Slow Numeric Primary Key lookups (inner join)

select gi.*,gi.realname as credit_realname,if(gi.realname!=‘’,gi.realname,user.realname) as realname,user.realname as user_realname,user.nickname from gridimage gi inner join user using(user_id) where gridimage_id=651728 limit 1;

gridimage_id is the primary key on gridimage table, as is user_id on the user table.

Explain:
±—±------------±------±------±----------------±--------±--------±------±-----±------+| id | select_type | table | type | possible_keys | key | key_len | ref | rows | Extra |±—±------------±------±------±----------------±--------±--------±------±-----±------+| 1 | SIMPLE | gi | const | PRIMARY,user_id | PRIMARY | 4 | const | 1 | || 1 | SIMPLE | user | const | PRIMARY | PRIMARY | 4 | const | 1 | |±—±------------±------±------±----------------±--------±--------±------±-----±------+

Now why would this regually take over 10 seconds(!?!), as shown in the slow query log.

I don’t think there is anything possible to optimize the query itself - its simply primary key lookups.
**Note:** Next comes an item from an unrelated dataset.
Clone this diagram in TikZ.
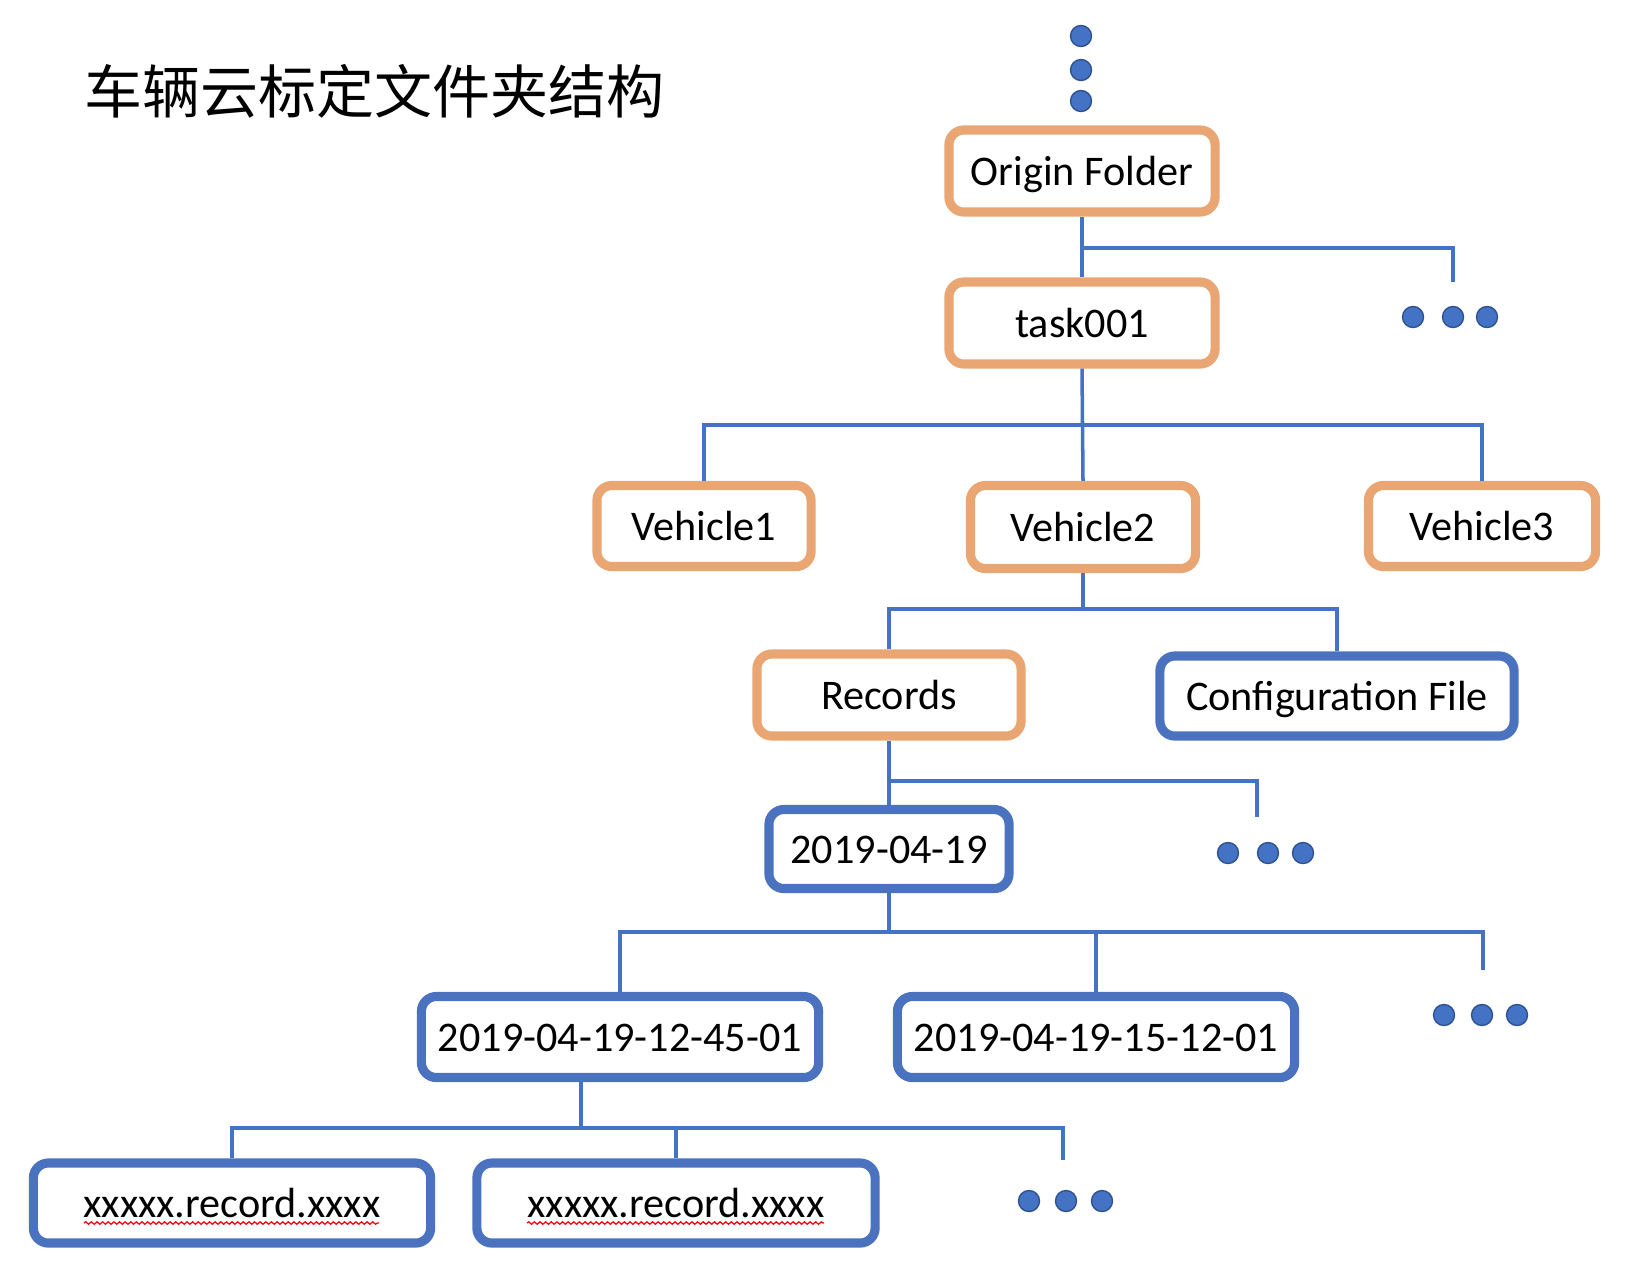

There are many far more complex queries that run quickly. gridimage has about 1.3M records, and user 40k.

… so guess looking at server settings somewhere? Let me know if any information I can post.

That query should run in milliseconds. What happens if you run this query manually?

Maybe you are facing problems such as locking. Look at the slow qeury log for hints.

Thanks for the reply!

Dont think its locking, example

Query_time: 21.283446 Lock_time: 0.000149 Rows_sent: 1 Rows_examined: 0

SET timestamp=1248246943;
select gi.*,gi.realname as credit_realname,if(gi.realname!=‘’,gi.realname,user.realname ) as realname,user.realname as user_realname,user.nickname from gridi…

There must be thousends of these queries happening daily absolutly fine (well not showing up in the slow query log) - but there are an uncomfortably large number of them.

Looking though the slow log, very few of the long queries have high lock time.

Unfortunately I can think of no other reason than a very high load (cpu or disk). Still 21s is excessive.

I guess you need an index on gridimage_id column.

[B]shantanuo wrote on Wed, 29 July 2009 13:38[/B]
I guess you need an index on gridimage_id column.
I guess that is the PK of the gi table.

gridimage_id is the primary key on gridimage table, as is user_id on the user table.
Sorry, I did not read this line.

user_id column key from gridimage table should be used in order to make the inner join faster. It shows up in the “Possible Keys” column of explain plan but is not used.

[B]shantanuo wrote on Thu, 30 July 2009 03:46[/B]
>> gridimage_id is the primary key on gridimage table, as is user_id on the user table. Sorry, I did not read this line.

user_id column key from gridimage table should be used in order to make the inner join faster. It shows up in the “Possible Keys” column of explain plan but is not used.

Incorrect, the user_id column does not pose any restriction on the gi table but merely on the user table. This query can be executed with two primary key look-ups; one on gi to find the correct row, and then on user to find the matching row. So there is no good explanation why this query would be slow with the current execution plan.